The randomness of shipwrecks is like the randomness of fate, as neither can be planned for or explained. This passage also contains a brief moment of dark humor when the narrator comments on the men’s collectively poor physical state and notes that “for these reasons, and for others,” the correspondent and the oiler aren’t fond of rowing. Because the oiler suffers alongside the correspondent, he is able to empathize with the correspondent’s hatred of rowing.
The captain reminds the correspondent and the oiler to preserve their strength in case they are forced to swim. The captain sees a house on the shore and realizes that it could be a house of refuge, after all. He says that the keeper of the lighthouse is bound to see them and get help from “the life-saving people.” Quietly, the oiler states that none of the other lifeboats must have made it to shore, or else there would be life-saving people out looking for them already.
The captain seems to confuse houses of refuge with life-saving stations—something he should be well versed in considering his occupation. This moment echoes the earlier argument between the cook and the correspondent. The constant confusion about houses of refuge and life-saving stations reveal the thread of uncertainty that runs throughout the story.
The men feel a “quiet cheerfulness” creeping over them, knowing that help is coming soon and that they are likely to be on land within an hour. As they ride the “wild colt of a dingey like circus men,” the correspondent finds eight cigars in his pocket. Four of the cigars are soaked, but four are completely dry. Someone else finds three dry matches, so the men have a leisurely smoke. Each of the men drinks from the water supply as they “impudently” ride the waves.
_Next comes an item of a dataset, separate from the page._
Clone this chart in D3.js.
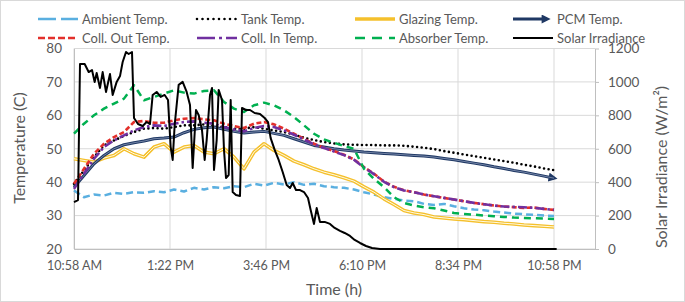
<!DOCTYPE html>
<html>
<head>
<meta charset="utf-8">
<script src="https://cdn.jsdelivr.net/npm/d3@7"></script>
<style>
  body { margin: 0; background: #fff; }
  text { font-family: Lato, "Open Sans", sans-serif; fill: #595959; }
</style>
</head>
<body>
<div id="chart"></div>
<script>
// minutes elapsed since 10:58 AM, one temperature reading every 15 min
var tempMinutes = [0, 15, 30, 45, 60, 75, 90, 105, 120, 135,
  150, 165, 180, 195, 210, 225, 240, 255, 270, 285,
  300, 315, 330, 345, 360, 375, 390, 405, 420, 435,
  450, 465, 480, 495, 510, 525, 540, 555, 570, 585,
  600, 615, 630, 645, 660, 675, 690, 705, 720];

var ambientTemp = [37.5, 35.5, 36.3, 36.0, 36.8, 36.5, 37.0, 36.8, 37.3, 37.0,
  37.8, 37.2, 38.3, 37.8, 38.5, 38.2, 38.8, 38.5, 39.5, 39.0,
  39.8, 39.3, 40.0, 39.2, 39.5, 38.8, 38.5, 38.3, 37.8, 37.0,
  36.3, 35.5, 35.0, 34.5, 34.3, 33.5, 33.2, 33.5, 32.8, 32.2,
  31.8, 31.6, 31.2, 30.9, 30.6, 30.4, 30.2, 30.0, 29.9];

var tankTemp = [39.5, 43.5, 47.5, 51.0, 52.5, 53.8, 55.0, 56.0, 56.2, 56.0,
  56.5, 57.0, 57.0, 57.3, 56.8, 56.5, 56.0, 56.0, 56.5, 56.0,
  55.5, 55.0, 54.2, 53.3, 52.6, 52.0, 51.6, 51.3, 51.2, 51.1,
  51.1, 51.0, 51.0, 50.9, 50.6, 50.3, 49.9, 49.3, 48.8, 48.3,
  47.8, 47.3, 46.8, 46.3, 45.8, 45.2, 44.7, 44.1, 43.6];

var glazingTemp = [47.0, 46.5, 46.0, 47.2, 48.0, 50.0, 48.5, 47.5, 50.5, 51.5,
  49.0, 50.5, 51.0, 49.0, 48.5, 50.0, 47.5, 44.0, 49.0, 51.5,
  49.5, 48.0, 46.3, 45.2, 44.0, 43.0, 42.2, 41.3, 40.3, 38.6,
  37.0, 35.0, 33.3, 31.5, 30.8, 30.3, 29.6, 29.3, 29.0, 28.8,
  28.5, 28.2, 28.0, 27.7, 27.5, 27.2, 27.0, 26.8, 26.6];

var pcmTemp = [38.5, 42.0, 45.5, 48.0, 50.0, 51.2, 51.8, 52.3, 53.0, 53.2,
  53.5, 54.8, 55.8, 56.3, 56.5, 55.8, 55.2, 54.7, 55.0, 55.2,
  54.6, 54.0, 53.0, 52.0, 51.0, 50.5, 50.0, 49.6, 49.3, 49.0,
  48.8, 48.6, 48.4, 48.2, 48.0, 47.8, 47.5, 47.1, 46.7, 46.2,
  45.7, 45.2, 44.6, 44.1, 43.5, 43.0, 42.4, 41.8, 41.2];

var collOutTemp = [39.5, 44.0, 48.5, 51.5, 53.5, 55.0, 58.0, 58.3, 57.8, 57.8,
  58.5, 59.0, 59.2, 58.8, 58.5, 57.5, 56.8, 56.2, 57.5, 58.0,
  57.3, 56.0, 54.5, 53.0, 51.5, 50.3, 49.3, 48.2, 46.8, 44.5,
  42.5, 40.2, 38.6, 37.6, 37.0, 36.3, 35.8, 35.3, 34.8, 34.3,
  33.8, 33.4, 33.0, 32.7, 32.5, 32.3, 32.4, 32.0, 31.7];

var collInTemp = [38.0, 42.5, 47.0, 50.5, 52.5, 54.0, 55.5, 56.5, 57.0, 56.8,
  57.5, 58.0, 58.2, 57.8, 57.5, 56.5, 55.8, 55.2, 56.2, 56.8,
  56.5, 55.5, 54.2, 52.8, 51.3, 50.2, 49.2, 48.1, 46.7, 44.4,
  42.4, 40.1, 38.5, 37.5, 37.0, 36.3, 35.8, 35.3, 34.8, 34.3,
  33.8, 33.4, 33.0, 32.7, 32.6, 32.5, 32.3, 32.0, 31.7];

var absorberTemp = [54.5, 57.5, 60.0, 62.0, 63.5, 65.0, 69.0, 64.5, 65.5, 66.5,
  67.5, 66.8, 66.5, 67.3, 67.5, 64.0, 62.0, 61.0, 63.0, 63.8,
  63.0, 61.5, 59.5, 57.0, 54.5, 52.8, 51.8, 50.8, 50.0, 44.0,
  41.0, 38.5, 35.5, 33.8, 33.0, 32.5, 32.2, 31.5, 30.8, 30.5,
  30.3, 30.0, 29.8, 29.6, 29.4, 29.3, 29.2, 29.1, 29.0];

// solar irradiance, own (irregular) timeline in minutes since 10:58 AM
var solarMinutes = [0, 6, 9, 16, 22, 27, 31, 34, 39, 43,
  48, 54, 58, 64, 69, 73, 78, 82, 87, 90,
  96, 103, 109, 114, 118, 124, 130, 136, 141, 145,
  148, 151, 157, 163, 169, 174, 178, 183, 187, 192,
  196, 199, 204, 207, 210, 214, 217, 222, 225, 228,
  232, 235, 238, 243, 249, 252, 258, 264, 271, 279,
  286, 291, 295, 301, 307, 313, 319, 324, 328, 333,
  339, 345, 351, 355, 360, 364, 369, 376, 384, 391,
  399, 406, 414, 421, 429, 438, 447, 459, 724];

var solarIrradiance = [281, 293, 1107, 1107, 1059, 1071, 1000, 1053, 964, 1059,
  940, 1047, 922, 1000, 1035, 1119, 1179, 1167, 1179, 784,
  748, 736, 760, 748, 922, 940, 910, 922, 892, 610,
  533, 742, 982, 1000, 940, 862, 485, 832, 802, 712,
  533, 652, 922, 964, 473, 652, 952, 892, 593, 425,
  443, 892, 341, 323, 317, 844, 832, 832, 814, 808,
  784, 760, 664, 593, 533, 461, 383, 365, 395, 353,
  353, 341, 305, 233, 150, 245, 162, 162, 150, 126,
  108, 96, 78, 54, 36, 18, 6, 0, 0];

var timeTicks = [0, 144, 288, 432, 576, 720];
var timeLabels = ['10:58 AM', '1:22 PM', '3:46 PM', '6:10 PM', '8:34 PM', '10:58 PM'];
var tempTicks = [20, 30, 40, 50, 60, 70, 80];
var solarTicks = [0, 200, 400, 600, 800, 1000, 1200];

// series order follows the legend (row by row)
var seriesNames = ['Ambient Temp.', 'Tank Temp.', 'Glazing Temp.', 'PCM Temp.',
  'Coll. Out Temp.', 'Coll. In Temp.', 'Absorber Temp.', 'Solar Irradiance'];
var tempSeries = [ambientTemp, tankTemp, glazingTemp, pcmTemp, collOutTemp, collInTemp, absorberTemp];

var styles = {
  'Ambient Temp.':   { color: '#5aafe0', width: 2.5, dash: '7,4', legendDash: '18,5' },
  'Tank Temp.':      { color: '#000', width: 2.6, dash: '0,4.6', legendDash: '0,5.5', cap: 'round' },
  'Glazing Temp.':   { color: '#f5c02c', width: 3.6, inner: '#fffbe6', legendWidth: 3.5 },
  'PCM Temp.':       { color: '#1f3864', width: 3, arrow: true, inner: '#7384a6' },
  'Coll. Out Temp.': { color: '#e3302b', width: 2.6, dash: '5,2.6', legendDash: '7,3' },
  'Coll. In Temp.':  { color: '#7030a0', width: 2.6, dash: '9,3,2.5,3', legendDash: '18,4,3,4' },
  'Absorber Temp.':  { color: '#00b050', width: 2.5, dash: '7,5', legendDash: '10,7' },
  'Solar Irradiance': { color: '#000', width: 2 }
};

var chart_width = 685, chart_height = 302;
var plotLeft = 74, plotRight = 595, plotTop = 48.5, plotBottom = 249;

var svg = d3.select('#chart')
  .append('svg')
  .attr('width', chart_width)
  .attr('height', chart_height);

svg.append('rect')
  .attr('x', 0.5).attr('y', 0.5)
  .attr('width', chart_width - 1).attr('height', chart_height - 1)
  .attr('fill', '#fff').attr('stroke', '#d9d9d9');

var defs = svg.append('defs');
defs.append('marker')
  .attr('id', 'arrow')
  .attr('viewBox', '0 0 10 10')
  .attr('refX', 6).attr('refY', 5)
  .attr('markerUnits', 'userSpaceOnUse')
  .attr('markerWidth', 11).attr('markerHeight', 9)
  .attr('orient', 'auto')
  .append('path')
  .attr('d', 'M0,0 L10,5 L0,10 z')
  .attr('fill', '#1f3864');

// scales
var x = d3.scaleLinear().domain([0, 781.5]).range([plotLeft, plotRight]);
var yTemp = d3.scaleLinear().domain([20, 80]).range([plotBottom, plotTop]);
var ySolar = d3.scaleLinear().domain([0, 1200]).range([plotBottom, plotTop]);

// gridlines
svg.append('g').selectAll('line')
  .data(tempTicks)
  .enter().append('line')
  .attr('x1', plotLeft).attr('x2', plotRight)
  .attr('y1', function(d) { return yTemp(d); })
  .attr('y2', function(d) { return yTemp(d); })
  .attr('stroke', '#d9d9d9');

svg.append('g').selectAll('line')
  .data(timeTicks)
  .enter().append('line')
  .attr('x1', function(d) { return x(d); })
  .attr('x2', function(d) { return x(d); })
  .attr('y1', plotTop).attr('y2', plotBottom)
  .attr('stroke', '#d9d9d9');

// axes
function styleAxis(g, size) {
  g.attr('font-family', null).attr('font-size', null);
  g.selectAll('text').style('font-size', size + 'px');
  g.select('.domain').attr('stroke', '#bfbfbf');
  g.selectAll('.tick line').attr('stroke', '#bfbfbf');
}

var leftAxis = svg.append('g')
  .attr('transform', 'translate(' + plotLeft + ',0)')
  .call(d3.axisLeft(yTemp).tickValues(tempTicks).tickSize(0).tickPadding(12));
styleAxis(leftAxis, 13.5);

var rightAxis = svg.append('g')
  .attr('transform', 'translate(' + plotRight + ',0)')
  .call(d3.axisRight(ySolar).tickValues(solarTicks).tickFormat(d3.format('d'))
    .tickSize(4).tickSizeOuter(0).tickPadding(9));
styleAxis(rightAxis, 13.5);

var bottomAxis = svg.append('g')
  .attr('transform', 'translate(0,' + plotBottom + ')')
  .call(d3.axisBottom(x).tickValues(timeTicks)
    .tickFormat(function(d, i) { return timeLabels[i]; })
    .tickSize(0).tickPadding(12));
styleAxis(bottomAxis, 12.5);

// series lines
function drawLine(values, times, yScale, st) {
  var line = d3.line()
    .x(function(d, i) { return x(times[i]); })
    .y(function(d) { return yScale(d); });
  var p = svg.append('path')
    .datum(values)
    .attr('d', line)
    .attr('fill', 'none')
    .attr('stroke', st.color)
    .attr('stroke-width', st.width)
    .attr('stroke-linejoin', 'round')
    .attr('stroke-linecap', st.cap || 'butt');
  if (st.dash) p.attr('stroke-dasharray', st.dash);
  if (st.arrow) p.attr('marker-end', 'url(#arrow)');
  if (st.inner) {
    svg.append('path')
      .datum(values)
      .attr('d', line)
      .attr('fill', 'none')
      .attr('stroke', st.inner)
      .attr('stroke-width', 1)
      .attr('stroke-linejoin', 'round');
  }
}

tempSeries.forEach(function(values, i) {
  drawLine(values, tempMinutes, yTemp, styles[seriesNames[i]]);
});
drawLine(solarIrradiance, solarMinutes, ySolar, styles['Solar Irradiance']);

// axis titles
svg.append('text')
  .attr('transform', 'translate(18,148) rotate(-90)')
  .attr('text-anchor', 'middle')
  .attr('dominant-baseline', 'central')
  .style('font-size', '16px')
  .text('Temperature (C)');

svg.append('text')
  .attr('transform', 'translate(660,167) rotate(-90)')
  .attr('text-anchor', 'middle')
  .attr('dominant-baseline', 'central')
  .style('font-size', '16px')
  .text('Solar Irradiance (W/m²)');

svg.append('text')
  .attr('x', 334).attr('y', 288)
  .attr('text-anchor', 'middle')
  .attr('dominant-baseline', 'central')
  .style('font-size', '16px')
  .text('Time (h)');

// legend, 4 columns x 2 rows
var legendX = [38, 197, 355, 513];
var legendY = [19, 38];

var legend = svg.append('g').selectAll('g')
  .data(seriesNames)
  .enter().append('g')
  .attr('transform', function(d, i) {
    return 'translate(' + legendX[i % 4] + ',' + legendY[Math.floor(i / 4)] + ')';
  });

legend.append('line')
  .attr('x1', 0).attr('x2', function(d) { return styles[d].arrow ? 34 : 40; })
  .attr('y1', 0).attr('y2', 0)
  .attr('stroke', function(d) { return styles[d].color; })
  .attr('stroke-width', function(d) { return styles[d].legendWidth || styles[d].width; })
  .attr('stroke-linecap', function(d) { return styles[d].cap || 'butt'; })
  .attr('stroke-dasharray', function(d) { return styles[d].legendDash || null; })
  .attr('marker-end', function(d) { return styles[d].arrow ? 'url(#arrow)' : null; });

legend.append('text')
  .attr('x', 44)
  .attr('dominant-baseline', 'central')
  .style('font-size', '13px')
  .text(function(d) { return d; });
</script>
</body>
</html>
The boat is again compared to a wild horse, while the men are “like circus men,” emphasizing to the reader how difficult it is to simply stay aboard the dinghy. The correspondently randomly finds eight cigars in his coat pocket, four of which are inexplicably dry even though the correspondent is soaking wet. The cigars symbolize the random, unexplainable nature of fate. The men smoke their cigars and ride the waves “impudently,” showing that because of their optimism, they’ve lost their respect for nature’s power.